Demikian pula pada tahun-tahun berikutnya, yang perlahan-lahan membuat semen dari luar Kalimantan tersingkir dari pasar.
“Perbedaan harga itu mungkin terlihat kecil, tapi bagi pembeli untuk proyek misalnya, yang membeli dalam jumlah besar, maka beda harga itu jadi cukup lumayan,” kata Budi, pemilik toko bahan bangunan di Balikpapan.
Pembeli dalam jumlah kecil pun akan secara alamiah memilih semen dengan harga termurah.

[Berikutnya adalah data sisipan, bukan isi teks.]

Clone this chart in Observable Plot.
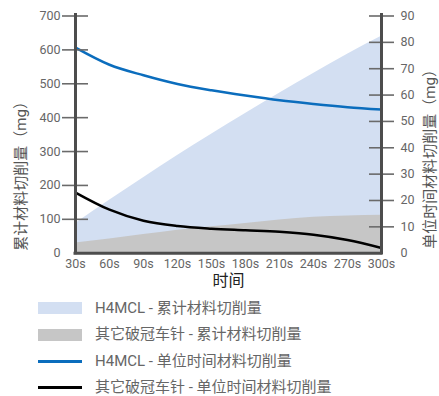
<!DOCTYPE html>
<html><head><meta charset="utf-8">
<script src="https://cdn.jsdelivr.net/npm/d3@7"></script>
<script src="https://cdn.jsdelivr.net/npm/@observablehq/plot@0.6"></script>
<style>
body{margin:0;background:#fff;font-family:Roboto,"Noto Sans CJK SC",sans-serif;overflow:hidden}
#legend{padding-top:5px}
.row{display:flex;align-items:center;height:26.5px}
.sw{margin-left:38px;width:44px;margin-right:13px}
.lab{font-size:15px;line-height:17px;color:#666;white-space:nowrap}
</style></head><body><div id="chart"></div><div id="legend"></div>
<script>
const times = [30, 60, 90, 120, 150, 180, 210, 240, 270, 300];
const timeLabels = ["30s", "60s", "90s", "120s", "150s", "180s", "210s", "240s", "270s", "300s"];
const h4mclCumulative = [88, 156, 223, 288, 351, 412, 472, 530, 587, 640];
const otherCumulative = [30, 42, 55, 68, 78, 88, 98, 106, 110, 112];
const h4mclRate = [78, 71.5, 67.5, 64.2, 61.8, 59.8, 58, 56.6, 55.4, 54.5];
const otherRate = [23, 16.5, 12.3, 10.3, 9.3, 8.7, 8.1, 7.0, 5.0, 2.0];
const leftTicks = [0, 100, 200, 300, 400, 500, 600, 700];
const rightTicks = [0, 10, 20, 30, 40, 50, 60, 70, 80, 90];
const leftTitle = "累计材料切削量（mg）";
const rightTitle = "单位时间材料切削量（mg）";
const xTitle = "时间";
const seriesNames = ["H4MCL - 累计材料切削量", "其它破冠车针 - 累计材料切削量", "H4MCL - 单位时间材料切削量", "其它破冠车针 - 单位时间材料切削量"];
const seriesColors = ["#d3dff2", "#c6c6c6", "#0b6dbd", "#000000"];

const K = 700 / 90; // right axis (0-90) mapped onto left axis (0-700)
const rows = times.map((t, i) => ({t, a: h4mclCumulative[i], b: otherCumulative[i], c: h4mclRate[i], d: otherRate[i]}));
const curve = "monotone-x";
const axisColor = "#4d4d4d";

const plot = Plot.plot({
  width: 439, height: 290,
  marginLeft: 75, marginRight: 58, marginTop: 13, marginBottom: 37.3,
  x: {domain: [30, 300]},
  y: {domain: [0, 700], insetTop: 2.5},
  style: {fontFamily: 'Roboto, "Noto Sans CJK SC", sans-serif', fontSize: "12.5px", color: "#666", background: "#fff"},
  marks: [
    Plot.areaY(rows, {x: "t", y: "a", fill: seriesColors[0], curve}),
    Plot.areaY(rows, {x: "t", y: "b", fill: seriesColors[1], curve}),
    Plot.lineY(rows, {x: "t", y: d => d.c * K, stroke: seriesColors[2], strokeWidth: 2.5, curve}),
    Plot.lineY(rows, {x: "t", y: d => d.d * K, stroke: seriesColors[3], strokeWidth: 2.5, curve}),
    Plot.axisX(times, {tickSize: 0, tickPadding: 6, tickFormat: d => timeLabels[times.indexOf(d)], label: null, fill: "#666"}),
    Plot.axisY(leftTicks, {anchor: "left", tickSize: 0, tickPadding: 15, label: null, fill: "#666"}),
    Plot.axisY(leftTicks.slice(1), {anchor: "left", tickSize: 26, dx: 13, tickFormat: () => "", label: null, stroke: "#6a6a6a", strokeWidth: 1.6}),
    Plot.axisY(rightTicks.map(v => v * K), {anchor: "right", tickSize: 0, tickPadding: 19, tickFormat: d => rightTicks[Math.round(d / K / 10)], label: null, fill: "#666"}),
    Plot.axisY(rightTicks.slice(1).map(v => v * K), {anchor: "right", tickSize: 25, dx: -13, tickFormat: () => "", label: null, stroke: "#6a6a6a", strokeWidth: 1.6}),
    Plot.ruleX([30, 300], {stroke: axisColor, strokeWidth: 3, insetBottom: -1.5}),
    Plot.ruleY([0], {stroke: axisColor, strokeWidth: 3, insetLeft: -1.5, insetRight: -1.5}),
    Plot.text([leftTitle], {text: d => d, frameAnchor: "left", textAnchor: "middle", lineAnchor: "middle", dx: -54.5, dy: 39, rotate: -90, fontSize: 15, fill: "#555"}),
    Plot.text([rightTitle], {text: d => d, frameAnchor: "right", textAnchor: "middle", lineAnchor: "middle", dx: 49, dy: 22, rotate: -90, fontSize: 15, fill: "#555"}),
    Plot.text([xTitle], {text: d => d, frameAnchor: "bottom", textAnchor: "middle", lineAnchor: "middle", dy: 27.3, fontSize: 16, fill: "#222"})
  ]
});
document.getElementById("chart").appendChild(plot);

const legend = document.getElementById("legend");
seriesNames.forEach((name, i) => {
  const row = document.createElement("div");
  row.className = "row";
  const sw = document.createElement("div");
  sw.className = "sw";
  sw.style.height = i < 2 ? "12px" : "3px";
  sw.style.background = seriesColors[i];
  const lab = document.createElement("span");
  lab.className = "lab";
  lab.textContent = name;
  row.appendChild(sw);
  row.appendChild(lab);
  legend.appendChild(row);
});
</script></body></html>
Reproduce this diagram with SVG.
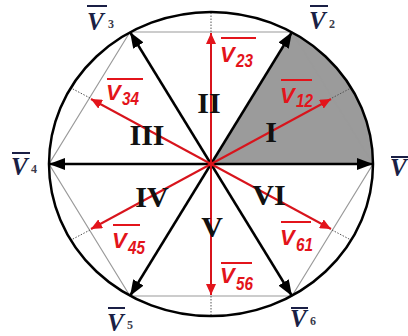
<svg xmlns="http://www.w3.org/2000/svg" width="408" height="336" viewBox="0 0 408 336">
<defs>
<style>
.hex{stroke:#9a9a9a;stroke-width:1.2;fill:none}
.dot{stroke:#555;stroke-width:1;stroke-dasharray:1.5 1.5;fill:none}
.blk{stroke:#000;stroke-width:2.5;fill:none;marker-end:url(#ab)}
.red{stroke:#d8141c;stroke-width:2;fill:none;marker-end:url(#ar)}
.vl{font-family:"Liberation Serif",serif;font-weight:bold;font-style:italic;font-size:25px;fill:#1a1f45}
.vs{font-family:"Liberation Serif",serif;font-weight:bold;font-size:12px;fill:#3a3a4a}
.ol{stroke:#1a1f45;stroke-width:2}
.rl{font-family:"Liberation Sans",sans-serif;font-weight:bold;font-style:italic;font-size:22px;fill:#e3141b}
.rs{font-family:"Liberation Sans",sans-serif;font-weight:bold;font-style:italic;font-size:19px;fill:#e3141b}
.rol{stroke:#e3141b;stroke-width:2}
.rn{font-family:"Liberation Serif",serif;font-weight:bold;font-size:30px;fill:#111;text-anchor:middle}
</style>
<marker id="ab" viewBox="0 0 16 12" refX="16" refY="6" markerWidth="16" markerHeight="12" markerUnits="userSpaceOnUse" orient="auto"><path d="M0,0 L16,6 L0,12 z" fill="#000"/></marker>
<marker id="ar" viewBox="0 0 11 10" refX="11" refY="5" markerWidth="11" markerHeight="10" markerUnits="userSpaceOnUse" orient="auto"><path d="M0,0 L11,5 L0,10 z" fill="#e3141b"/></marker>
</defs>
<rect width="408" height="336" fill="#fff"/>
<g id="sector-I">
<path d="M211,164 L373,164 A162,152 0 0 0 292,32 Z" fill="#9b9b9b"/>
</g>
<g id="hexagon">
<polygon class="hex" points="373,164 292,32 130,32 49,164 130,296 292,296"/>
<line class="dot" x1="211" y1="32" x2="211" y2="12"/>
<line class="dot" x1="211" y1="296" x2="211" y2="316"/>
<line class="dot" x1="332" y1="98" x2="351" y2="88"/>
<line class="dot" x1="90" y1="98" x2="71" y2="88"/>
<line class="dot" x1="90" y1="230" x2="71" y2="240"/>
<line class="dot" x1="332" y1="230" x2="351" y2="240"/>
</g>
<g id="circle">
<ellipse cx="211" cy="164" rx="162" ry="152" fill="none" stroke="#000" stroke-width="2.5"/>
</g>
<g id="connectors">
<line class="blk" x1="211" y1="164" x2="373" y2="164"/>
<line class="blk" x1="211" y1="164" x2="292" y2="32"/>
<line class="blk" x1="211" y1="164" x2="130" y2="32"/>
<line class="blk" x1="211" y1="164" x2="49" y2="164"/>
<line class="blk" x1="211" y1="164" x2="130" y2="296"/>
<line class="blk" x1="211" y1="164" x2="292" y2="296"/>
<line class="red" x1="211" y1="164" x2="211" y2="33"/>
<line class="red" x1="211" y1="164" x2="211" y2="295"/>
<line class="red" x1="211" y1="164" x2="331" y2="99"/>
<line class="red" x1="211" y1="164" x2="91" y2="99"/>
<line class="red" x1="211" y1="164" x2="91" y2="229"/>
<line class="red" x1="211" y1="164" x2="331" y2="229"/>
<circle cx="211" cy="164" r="2.5" fill="#d8141c"/>
</g>
<g id="V1"><text class="vl" x="390" y="176">V</text><line class="ol" x1="391" y1="157" x2="408" y2="157"/></g>
<g id="V2"><text class="vl" x="309" y="29">V</text><text class="vs" x="329" y="28">2</text><line class="ol" x1="310" y1="6" x2="328" y2="6"/></g>
<g id="V3"><text class="vl" x="87" y="30">V</text><text class="vs" x="108" y="28">3</text><line class="ol" x1="87" y1="6" x2="107" y2="6"/></g>
<g id="V4"><text class="vl" x="11" y="175">V</text><text class="vs" x="31" y="173">4</text><line class="ol" x1="12" y1="153" x2="30" y2="153"/></g>
<g id="V5"><text class="vl" x="107" y="331">V</text><text class="vs" x="127" y="329">5</text><line class="ol" x1="108" y1="308" x2="125" y2="308"/></g>
<g id="V6"><text class="vl" x="290" y="327">V</text><text class="vs" x="310" y="325">6</text><line class="ol" x1="291" y1="308" x2="308" y2="308"/></g>
<g id="V23"><text class="rl" x="220" y="62">V</text><text class="rs" x="236" y="67" textLength="17" lengthAdjust="spacingAndGlyphs">23</text><line class="rol" x1="221" y1="38" x2="256" y2="38"/></g>
<g id="V12"><text class="rl" x="280" y="103">V</text><text class="rs" x="296" y="107" textLength="17" lengthAdjust="spacingAndGlyphs">12</text><line class="rol" x1="281" y1="80" x2="312" y2="80"/></g>
<g id="V34"><text class="rl" x="106" y="100">V</text><text class="rs" x="122" y="105" textLength="17" lengthAdjust="spacingAndGlyphs">34</text><line class="rol" x1="107" y1="79" x2="143" y2="79"/></g>
<g id="V45"><text class="rl" x="112" y="248">V</text><text class="rs" x="128" y="254" textLength="17" lengthAdjust="spacingAndGlyphs">45</text><line class="rol" x1="113" y1="225" x2="140" y2="225"/></g>
<g id="V61"><text class="rl" x="280" y="245">V</text><text class="rs" x="296" y="251" textLength="17" lengthAdjust="spacingAndGlyphs">61</text><line class="rol" x1="281" y1="222" x2="311" y2="222"/></g>
<g id="V56"><text class="rl" x="220" y="283">V</text><text class="rs" x="236" y="290" textLength="17" lengthAdjust="spacingAndGlyphs">56</text><line class="rol" x1="221" y1="263" x2="252" y2="263"/></g>
<g id="sectors">
<text class="rn" x="271" y="142">I</text>
<text class="rn" x="209" y="113">II</text>
<text class="rn" x="147" y="145">III</text>
<text class="rn" x="152" y="207">IV</text>
<text class="rn" x="212" y="237">V</text>
<text class="rn" x="269" y="205">VI</text>
</g>
</svg>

Namun harga murah yang menguntungkan konsumen tersebut ternyata banting harga di bawah modal produksi per zak.
Berdasarkan proses persidangan yang mulai digelar pada 23 Juni 2020 dan telaah Majelis Komisi pada alat bukti yang diperoleh, terbukti CONCH melakukan jual rugi di tahun 2015 dan menjual di harga selalu di bawah harga pasaran semen PCC di Kalimantan Selatan sampai 2019.
Majelis Komisi menemukan di Laporan Keuangan di tahun 2015, CONCH mengalami kerugian sebagai akibat dari perilaku tersebut.
Sementara penetapan harga yang sangat rendah disimpulkan melalui alat bukti yang menunjukkan harga jual rata-rata CONCH lebih rendah dibandingkan dengan pelaku usaha pesaingnya untuk penjualan semen jenis PCC di wilayah Kalimantan Selatan.
Ongkos angkut semen dari pabrik di Jawa ke Kalimantan Selatan diperhitungkan tidak membuat beda harga sangat besar.
Majelis Komisi juga menemukan bahwa CONCH secara kepemilikan dikendalikan oleh Anhui Conch Cement Company Limited selaku induk utama perusahaan multinasional yang memiliki kemampuan finansial yang kuat dan berpeluang besar untuk menguasai industri semen secara global.
Dengan dukungan tersebut, CONCH memiliki kemampuan dan kekuatan modal finansial untuk menjalankan strategi bisnis dari proses produksi hingga pemasaran, termasuk strategi penetapan harga agar lebih murah dibandingkan harga pasar atau dari harga pelaku usaha pesaingnya.
Dampaknya, jelas Karyadi, 5 merek semen terlempar dari Kalimantan Selatan meninggalkan CONCH sendirian.
“Ini praktik monopoli dan persaingan usaha tidak sehat,” tegasnya.
Maka Majelis pun menjatuhkan denda sebesar Rp22,38 miliar tersebut dan harus disetor ke kas negara begitu putusannya berkekuatan hukum tetap.
Di sisi lain, perusahaan terlapor masih berhak mengajukan banding atas putusan tersebut.